Doch was, wenn man danebenliegt? Wenn man gegen alle Windmühlen ankämpfte, nur um am Ende herauszufinden, dass man doch falsch lag? Alfred Leitenstorfer machte selbst die Erfahrung, sich korrigieren zu müssen – nicht beim Nachweis der Vakuumfluktuationen, sondern zwei Jahre später bei einem Folgeexperiment. Der Physiker trat 2017 den Nachweis an, dass Vakuumfluktuationen als „gequetschtes Licht“ auch gezielt beeinflusst, nämlich im Raum umverteilt werden können. Sein Experiment schien erfolgreich und war auch reproduzierbar. Der Effekt war da – „nur war die Interpretation des Effekts nicht richtig“, wie Leitenstorfer zwei weitere Jahre später, 2019, feststellen musste. Er machte seinen Irrtum öffentlich und besserte nach.
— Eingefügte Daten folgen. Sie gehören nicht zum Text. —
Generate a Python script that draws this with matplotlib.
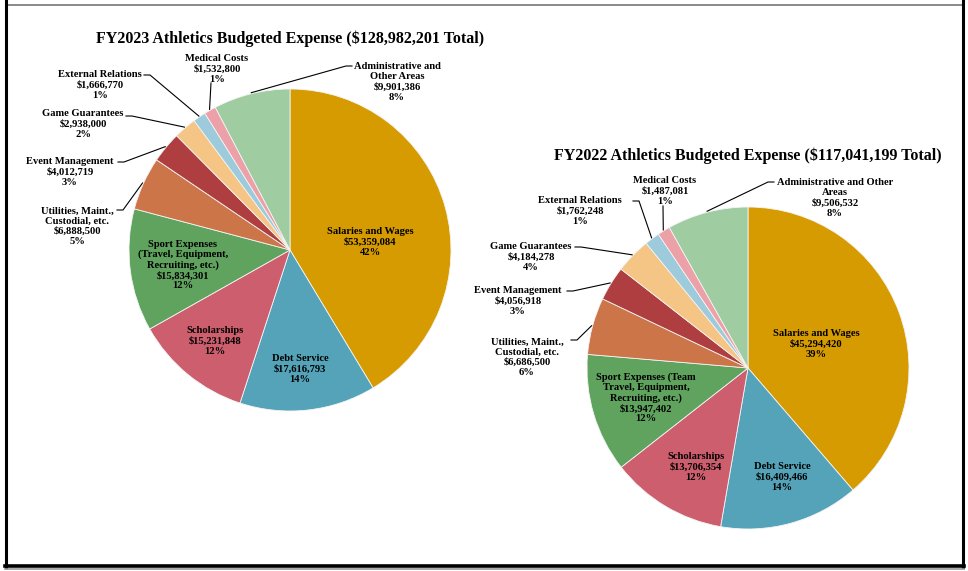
import matplotlib.pyplot as plt
import numpy as np

W, H = 968, 571

# slice order (clockwise from 12 o'clock)
colors = ['#D59B00', '#54A3B8', '#CC5E6E', '#5FA35F', '#CC7548',
          '#AF3E40', '#F4C584', '#9ECBDB', '#ECA0A8', '#A0CCA2']

fy23_names = ['Salaries and Wages', 'Debt Service', 'Scholarships',
              'Sport Expenses\n(Travel, Equipment,\nRecruiting, etc.)',
              'Utilities, Maint.,\nCustodial, etc.', 'Event Management',
              'Game Guarantees', 'External Relations', 'Medical Costs',
              'Administrative and\nOther Areas']
fy23_values = [53359084, 17616793, 15231848, 15834301, 6888500,
               4012719, 2938000, 1666770, 1532800, 9901386]
fy23_pct = ['42%', '14%', '12%', '12%', '5%', '3%', '2%', '1%', '1%', '8%']

fy22_names = ['Salaries and Wages', 'Debt Service', 'Scholarships',
              'Sport Expenses (Team\nTravel, Equipment,\nRecruiting, etc.)',
              'Utilities, Maint.,\nCustodial, etc.', 'Event Management',
              'Game Guarantees', 'External Relations', 'Medical Costs',
              'Administrative and Other\nAreas']
fy22_values = [45294420, 16409466, 13706354, 13947402, 6686500,
               4056918, 4184278, 1762248, 1487081, 9506532]
fy22_pct = ['39%', '14%', '12%', '12%', '6%', '3%', '4%', '1%', '1%', '8%']

# layout in pixels (x from left, y from top)
fy23_label_pos = [(370, 242), (300, 369), (215, 341), (183, 265), (77, 226),
                  (70, 172), (83, 124), (100, 85), (217, 69), (397, 82)]
fy23_leader = [None, None, None, None, (117, 210), (118, 162), (126, 116),
               (144, 75), (211, 83), (352, 66)]
fy22_label_pos = [(816, 344), (782, 477), (696, 467), (646, 398), (527, 357),
                  (518, 301), (531, 257), (580, 211), (665, 191), (835, 198)]
fy22_leader = [None, None, None, None, (571, 340), (567, 291), (575, 247),
               (633, 201), (663, 206), (774, 182)]


def Y(y):
    return H - y


def draw_pie(ax, values, names, pcts, center, radius, label_pos, leaders, title, title_pos):
    wedges, _ = ax.pie(values, colors=colors, startangle=90, counterclock=False,
                       center=(center[0], Y(center[1])), radius=radius,
                       wedgeprops=dict(edgecolor='#f4f4f4', linewidth=0.6))
    for w, name, v, p, pos, lead in zip(wedges, names, values, pcts, label_pos, leaders):
        ax.text(pos[0], Y(pos[1]), f'{name}\n${v:,}\n{p}', ha='center', va='center',
                fontsize=7.6, fontweight='bold', linespacing=1.15)
        if lead is None:
            continue
        mid = np.deg2rad((w.theta1 + w.theta2) / 2)
        ex = w.center[0] + (w.r + 1) * np.cos(mid)
        ey = w.center[1] + (w.r + 1) * np.sin(mid)
        sx, sy = lead[0], Y(lead[1])
        if abs(ex - sx) < 10:
            xs, ys = [sx, ex], [sy, ey]
        else:
            stub = 6 if ex > sx else -6
            xs, ys = [sx, sx + stub, ex], [sy, sy, ey]
        ax.plot(xs, ys, color='black', lw=0.8)
    ax.text(title_pos[0], Y(title_pos[1]), title, ha='center', va='center',
            fontsize=11.5, fontweight='bold')


plt.rcParams['font.family'] = ['Liberation Serif', 'DejaVu Serif']

fig = plt.figure(figsize=(W / 100, H / 100), dpi=100)
ax = fig.add_axes([0, 0, 1, 1])

draw_pie(ax, fy23_values, fy23_names, fy23_pct, (290, 250), 161,
         fy23_label_pos, fy23_leader,
         'FY2023 Athletics Budgeted Expense ($128,982,201 Total)', (290, 39))
draw_pie(ax, fy22_values, fy22_names, fy22_pct, (748, 368), 161,
         fy22_label_pos, fy22_leader,
         'FY2022 Athletics Budgeted Expense ($117,041,199 Total)', (748, 156))

# page frame
ax.plot([7, 963], [Y(5), Y(5)], color='#8a8a8a', lw=1.4)
ax.plot([6, 6], [Y(0), Y(567)], color='black', lw=2.2)
ax.plot([963, 963], [Y(0), Y(567)], color='black', lw=2.2)
ax.plot([5, 964], [Y(566), Y(566)], color='black', lw=2.6)
ax.plot([5, 964], [Y(569), Y(569)], color='#999999', lw=1.2)

ax.set_xlim(0, W)
ax.set_ylim(0, H)
ax.set_aspect('auto')
ax.axis('off')

fig.savefig('out.png', dpi=100)
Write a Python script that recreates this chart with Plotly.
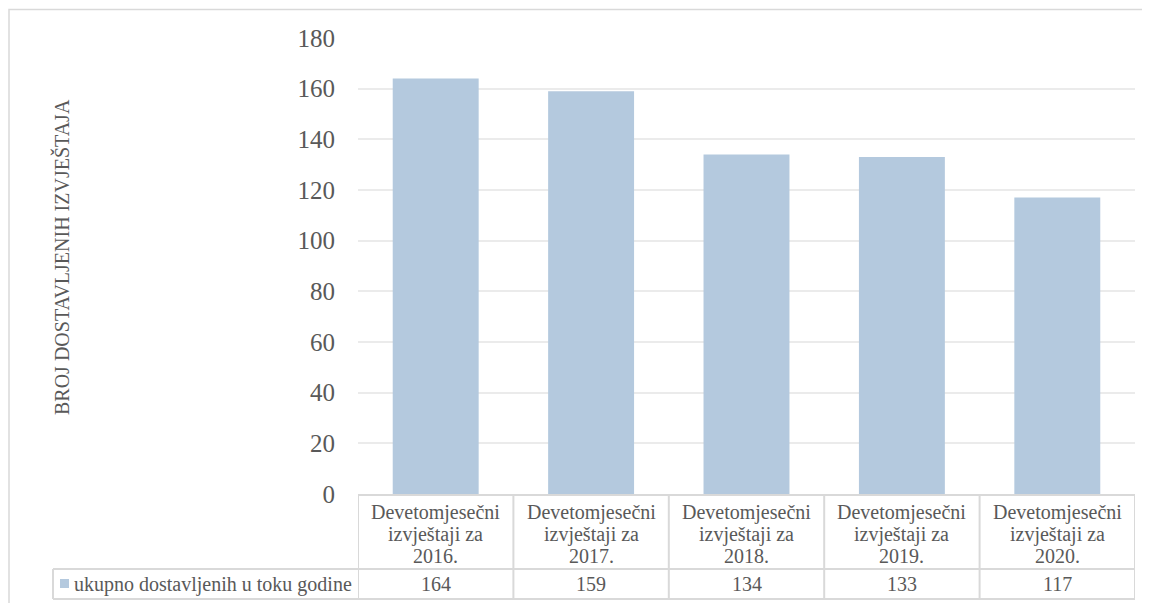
import plotly.graph_objects as go

categories = ["Devetomjesečni izvještaji za 2016.", "Devetomjesečni izvještaji za 2017.",
              "Devetomjesečni izvještaji za 2018.", "Devetomjesečni izvještaji za 2019.",
              "Devetomjesečni izvještaji za 2020."]
header_lines = [["Devetomjesečni", "izvještaji za", "2016."],
                ["Devetomjesečni", "izvještaji za", "2017."],
                ["Devetomjesečni", "izvještaji za", "2018."],
                ["Devetomjesečni", "izvještaji za", "2019."],
                ["Devetomjesečni", "izvještaji za", "2020."]]
values = [164, 159, 134, 133, 117]
series_name = "ukupno dostavljenih u toku godine"
y_title = "BROJ DOSTAVLJENIH IZVJEŠTAJA"
y_ticks = [0, 20, 40, 60, 80, 100, 120, 140, 160, 180]

OFF = 8  # browser body margin
W, H = 1150 - OFF, 603 - OFF
PL, PR, PT, PB = 358, 1135, 38, 494  # plot area in page pixels
L, T = PL - OFF, PT - OFF
R = W - (PR - OFF)
B = H - (PB - OFF)
PW, PH = PR - PL, PB - PT


def px(x):
    return (x - PL) / PW


def py(y):
    return (PB - y) / PH


FONT = "Liberation Serif"
TXT = "#595959"
LINE = "#d9d9d9"
BAR = "#b4c9de"

fig = go.Figure()
fig.add_trace(go.Bar(x=list(range(len(categories))), y=values, name=series_name,
                     marker=dict(color=BAR, line=dict(width=0)), width=0.553,
                     hoverinfo="y"))

shapes = []
shapes.append(dict(type="rect", xref="paper", yref="paper", x0=px(9), x1=px(1160),
                   y0=py(615), y1=py(9.5), line=dict(color=LINE, width=1.5)))
n = len(categories)
for i in range(n + 1):
    shapes.append(dict(type="line", xref="x", yref="paper", x0=i - 0.5, x1=i - 0.5,
                       y0=py(495), y1=py(599), line=dict(color=LINE, width=2)))
shapes.append(dict(type="line", xref="x", yref="paper", x0=-0.5, x1=n - 0.5,
                   y0=py(495), y1=py(495), line=dict(color=LINE, width=2)))
for yy in (569, 599):
    shapes.append(dict(type="line", xref="paper", yref="paper", x0=px(53), x1=1.0,
                       y0=py(yy), y1=py(yy), line=dict(color=LINE, width=2)))
shapes.append(dict(type="line", xref="paper", yref="paper", x0=px(53), x1=px(53),
                   y0=py(569), y1=py(599), line=dict(color=LINE, width=2)))
shapes.append(dict(type="rect", xref="paper", yref="paper", x0=px(60), x1=px(69),
                   y0=py(588), y1=py(579), fillcolor=BAR, line=dict(width=0)))

annotations = []
line_y = [512, 534, 556]
for i, lines in enumerate(header_lines):
    for j, t in enumerate(lines):
        annotations.append(dict(x=i, xref="x", y=py(line_y[j]), yref="paper", text=t,
                                showarrow=False, xanchor="center", yanchor="middle",
                                font=dict(family=FONT, size=20, color=TXT)))
    annotations.append(dict(x=i, xref="x", y=py(584), yref="paper", text=str(values[i]),
                            showarrow=False, xanchor="center", yanchor="middle",
                            font=dict(family=FONT, size=20, color=TXT)))
annotations.append(dict(x=px(72), xref="paper", y=py(584), yref="paper", text=series_name,
                        showarrow=False, xanchor="left", yanchor="middle",
                        font=dict(family=FONT, size=20, color=TXT)))
annotations.append(dict(x=px(61), xref="paper", y=py(257), yref="paper", text=y_title,
                        textangle=-90, showarrow=False, xanchor="center", yanchor="middle",
                        font=dict(family=FONT, size=20, color=TXT)))

fig.update_layout(
    width=W, height=H,
    margin=dict(l=L, r=R, t=T, b=B, autoexpand=False),
    paper_bgcolor="white", plot_bgcolor="white",
    showlegend=False,
    shapes=shapes, annotations=annotations,
    xaxis=dict(range=[-0.5, n - 0.5], showticklabels=False, showgrid=False,
               zeroline=False, showline=False, ticks=""),
    yaxis=dict(range=[0, 180], tickvals=y_ticks, showgrid=True, gridcolor="#ebebeb",
               gridwidth=1.5, zeroline=False, showline=False, ticks="",
               ticklabelstandoff=22,
               tickfont=dict(family=FONT, size=25, color=TXT)),
)

fig.write_html("out.html")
„Meine Erfahrung war interessanterweise, dass es gar nicht so schlimm war. Man ist nicht über uns hergefallen, als wir sagten: Dieses Paper stimmt nicht, da müssen wir nochmals ran. Da hat uns niemand schräg angeschaut. Mir war es von Haus aus auch nicht unangenehm, weil es ein Fehler war, der nicht trivial war. Wir haben dadurch sogar fundamental einiges Weitere über die Physik gelernt.“

Alfred Leitenstorfer

An der Umverteilung des gequetschten Lichts und seines Nachweises in der Zeitdomäne arbeitet das Team auch aktuell noch. „Wir wissen heute aus der Theorie ganz genau: Es geht prinzipiell, und wir sind mit Hochdruck dabei, die Experimente dafür aufzubauen – aber man muss dazu die ganze Technologie noch deutlich weiterbringen. Ich bin relativ zuversichtlich, dass uns das im Laufe der nächsten Jahre gelingen wird.“ Risikobehaftete Forschung – also Forschung mit unabsehbarem Ausgang – betrachtet er als grundlegende Aufgabe in der Wissenschaft.

„Schon immer gewusst …“

Seit der ersten Idee, wie virtuelle Teilchen relativ direkt nachgewiesen werden könnten, ist inzwischen ein Jahrzehnt ins Land gegangen. Das Wissen hat sich gesetzt, der Wind hat sich gedreht und die Meinung der Fachwelt sich geändert. „Es wird jetzt keiner mehr sagen: Das kann nicht sein!“, ist Leitenstorfer erleichtert, wenn er auf den mühsamen Weg der Anerkennung zurückschaut. Inzwischen hat auch eine Gruppe an der ETH Zürich ähnliche Experimente in einem etwas anderen Parameterbereich ausgeführt, die komplementäre Informationen liefern und die prinzipielle Konstanzer Idee bestätigen.

Es hat zweifellos Mut gefordert, gegen die vorherrschende Meinung der Fachwelt anzutreten. Aber es hat sich gelohnt – für die Wissenschaft, aber auch für Alfred Leitenstorfer persönlich: „Ich merke, dass ich dadurch zusätzlichen Respekt gewonnen habe.“

Und wenn wir heute kopfschüttelnd darauf zurückblicken, was 2013 noch über die angeblich nicht nachweisbaren virtuellen Teilchen geglaubt wurde, müssen wir uns dann nicht fragen: Haben wir es nicht schon immer gewusst?